Date: 6 February 2006
The company's announcement that it will build a glass-finishing plant in China is a tentative step into a market that is both promising and frustrating.It is promising simply because the rapid growth of China's economy will make the devices in which Corning's glass is used - computers and flat-panel televisions - more attractive and more affordable to the country's 1.3 billion people.It is frustrating because China is a difficult and confusing business environment in which to operate - one in which a massive government bureaucracy controls nearly every aspect of commerce.It is also difficult because the Chinese are some of world's best knockoff artists, as Corning Inc. discovered when fake Corning optical fiber turned up there.

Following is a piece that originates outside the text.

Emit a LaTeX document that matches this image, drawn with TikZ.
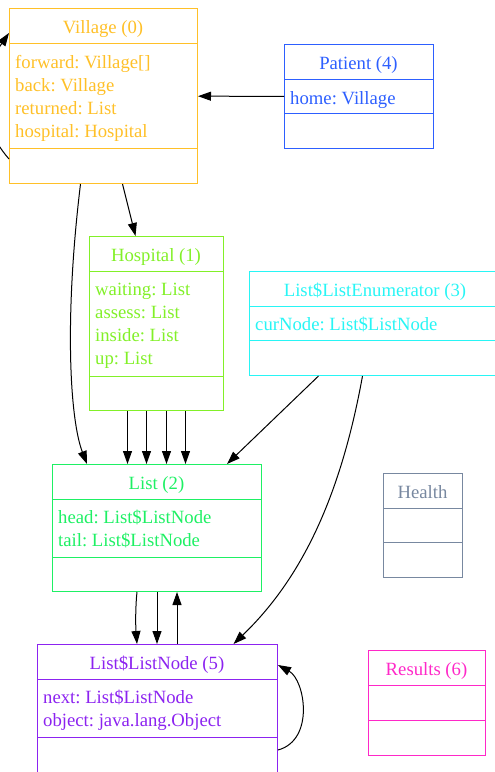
\documentclass[tikz,border=0pt]{standalone}
\usepackage{fontspec}
\setmainfont{Liberation Serif}
\usetikzlibrary{arrows.meta,calc}

\begin{document}
\begin{tikzpicture}[x=1pt,y=1pt,yscale=-1,xscale=1,
  font=\fontsize{18.7}{23}\selectfont\frenchspacing,
  classbox/.style={draw,line width=1pt,inner sep=0pt,anchor=north west},
  classname/.style={anchor=base,inner sep=0pt},
  field/.style={anchor=base west,inner sep=0pt},
  sep/.style={line width=1pt},
  ref/.style={line width=1pt,-{Triangle[length=13pt,width=9pt]}},
  colVillage/.style={color={rgb, 255:red, 255; green, 192; blue, 40}},
  colPatient/.style={color={rgb, 255:red, 45; green, 95; blue, 255}},
  colHospital/.style={color={rgb, 255:red, 130; green, 240; blue, 40}},
  colEnum/.style={color={rgb, 255:red, 40; green, 245; blue, 245}},
  colList/.style={color={rgb, 255:red, 30; green, 240; blue, 100}},
  colHealth/.style={color={rgb, 255:red, 120; green, 136; blue, 160}},
  colNode/.style={color={rgb, 255:red, 140; green, 35; blue, 240}},
  colResults/.style={color={rgb, 255:red, 255; green, 40; blue, 200}}]
\useasboundingbox (0,0) rectangle (495,772);

%Shape: Village (0)
\node[classbox,colVillage,minimum width=188pt,minimum height=175pt] (village) at (9,8) {};
\draw[sep,colVillage] (9,43) -- (197,43) (9,148) -- (197,148);
% Text Node
\node[classname,colVillage] (villageName) at (103,33) {Village (0)};
\node[field,colVillage] (villageF1) at (15,68) {forward: Village[]};
\node[field,colVillage] (villageF2) at (15,91) {back: Village};
\node[field,colVillage] (villageF3) at (15,114) {returned: List};
\node[field,colVillage] (villageF4) at (15,137) {hospital: Hospital};

%Shape: Patient (4)
\node[classbox,colPatient,minimum width=149pt,minimum height=104pt] (patient) at (284,44) {};
\draw[sep,colPatient] (284,79) -- (433,79) (284,113) -- (433,113);
% Text Node
\node[classname,colPatient] (patientName) at (358.5,69) {Patient (4)};
\node[field,colPatient] (patientF1) at (290,104) {home: Village};

%Shape: Hospital (1)
\node[classbox,colHospital,minimum width=134pt,minimum height=174pt] (hospital) at (89,236) {};
\draw[sep,colHospital] (89,271) -- (223,271) (89,376) -- (223,376);
% Text Node
\node[classname,colHospital] (hospitalName) at (156,261) {Hospital (1)};
\node[field,colHospital] (hospitalF1) at (95,295) {waiting: List};
\node[field,colHospital] (hospitalF2) at (95,318) {assess: List};
\node[field,colHospital] (hospitalF3) at (95,341) {inside: List};
\node[field,colHospital] (hospitalF4) at (95,364) {up: List};

%Shape: List$ListEnumerator (3)
\node[classbox,colEnum,minimum width=252pt,minimum height=104pt] (enumerator) at (249,271) {};
\draw[sep,colEnum] (249,306) -- (501,306) (249,340) -- (501,340);
% Text Node
\node[classname,colEnum] (enumeratorName) at (375,296) {List\$ListEnumerator (3)};
\node[field,colEnum] (enumeratorF1) at (255,330) {curNode: List\$ListNode};

%Shape: List (2)
\node[classbox,colList,minimum width=209pt,minimum height=127pt] (list) at (52,464) {};
\draw[sep,colList] (52,499) -- (261,499) (52,557) -- (261,557);
% Text Node
\node[classname,colList] (listName) at (156.5,489) {List (2)};
\node[field,colList] (listF1) at (58,523) {head: List\$ListNode};
\node[field,colList] (listF2) at (58,546) {tail: List\$ListNode};

%Shape: Health
\node[classbox,colHealth,minimum width=79pt,minimum height=104pt] (health) at (383,473) {};
\draw[sep,colHealth] (383,508) -- (462,508) (383,542) -- (462,542);
% Text Node
\node[classname,colHealth] (healthName) at (422.5,498) {Health};

%Shape: List$ListNode (5)
\node[classbox,colNode,minimum width=240pt,minimum height=129pt] (listnode) at (37,644) {};
\draw[sep,colNode] (37,679) -- (277,679) (37,737) -- (277,737);
% Text Node
\node[classname,colNode] (listnodeName) at (157,669) {List\$ListNode (5)};
\node[field,colNode] (listnodeF1) at (43,703) {next: List\$ListNode};
\node[field,colNode] (listnodeF2) at (43,726) {object: java.lang.Object};

%Shape: Results (6)
\node[classbox,colResults,minimum width=117pt,minimum height=105pt] (results) at (368,650) {};
\draw[sep,colResults] (368,685) -- (485,685) (368,720) -- (485,720);
% Text Node
\node[classname,colResults] (resultsName) at (426.5,675) {Results (6)};

%Straight Lines: references
\draw[ref] (patient) -- (village);
\draw[ref] ($(village.south west)+(0,-25)$) .. controls (-25,120) and (-20,75) .. ($(village.north west)+(0,25)$);
\draw[ref] ([xshift=19pt]village.south) -- ([xshift=-21pt]hospital.north);
\draw[ref] ([xshift=-23pt]village.south) .. controls (64,320) and (70,420) .. ([xshift=-70pt]list.north);
\draw[ref] ([xshift=-29pt]hospital.south) -- ([xshift=-29pt]hospital.south |- list.north);
\draw[ref] ([xshift=-10pt]hospital.south) -- ([xshift=-10pt]hospital.south |- list.north);
\draw[ref] ([xshift=10pt]hospital.south) -- ([xshift=10pt]hospital.south |- list.north);
\draw[ref] ([xshift=29pt]hospital.south) -- ([xshift=29pt]hospital.south |- list.north);
\draw[ref] ([xshift=-57pt]enumerator.south) -- ([xshift=70pt]list.north);
\draw[ref] ([xshift=-13pt]enumerator.south) .. controls (340,500) and (300,580) .. ([xshift=76pt]listnode.north);
\draw[ref] ([xshift=-20pt]list.south) .. controls (135.5,605) and (135.5,625) .. ([xshift=-20pt]list.south |- listnode.north);
\draw[ref] (list.south) -- (list.south |- listnode.north);
\draw[ref] ([xshift=20pt]list.south |- listnode.north) -- ([xshift=20pt]list.south);
\draw[ref] ($(listnode.north east)+(0,106)$) .. controls (315,740) and (305,680) .. ($(listnode.north east)+(0,21)$);

\end{tikzpicture}
\end{document}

Corning's announcement came less than a month after the company's robust denials that it had made any decision about locating a liquid crystal display glass facility in China. Those denials were prompted by comments from the company's spokeswoman in China, Lydia Lu, who spilled the beans to a Shanghai newspaper early in January.
The only problem with the early disclosure was that Corning's board of directors had not yet signed off on the deal. That hurdle was cleared last week when the directors met in New York.
The Twin Tiers' largest employer had little choice about taking staking out its claim on the liquid crystal display glass market in China. Little choice, that is, if it wants to remain the world's dominant producer.
But it was somewhat surprising that the company chose only to build a finishing facility there rather than to take the more aggressive step of locating glass-melting and manufacturing on the Chinese mainland.
Corning hasn't said where its new Chinese plant will be. But the likely locations - mentioned by Lu last month - are in the Yangtze River Delta or in North China. That's where the factories of China's two major manufacturers of liquid crystal displays are located.
Corning Inc. didn't say how much the new Chinese facility will cost. Lu told the Shanghai paper it will be more than $1 billion. Corning said it didn't know where that figure came from.
Regardless of the cost or the location, the move makes Corning the first producer of liquid crystal display glass to put a stake in the ground in China. That's a good first step toward protecting its estimated global share of 50 to 60 percent of the expanding market for the specialty glass.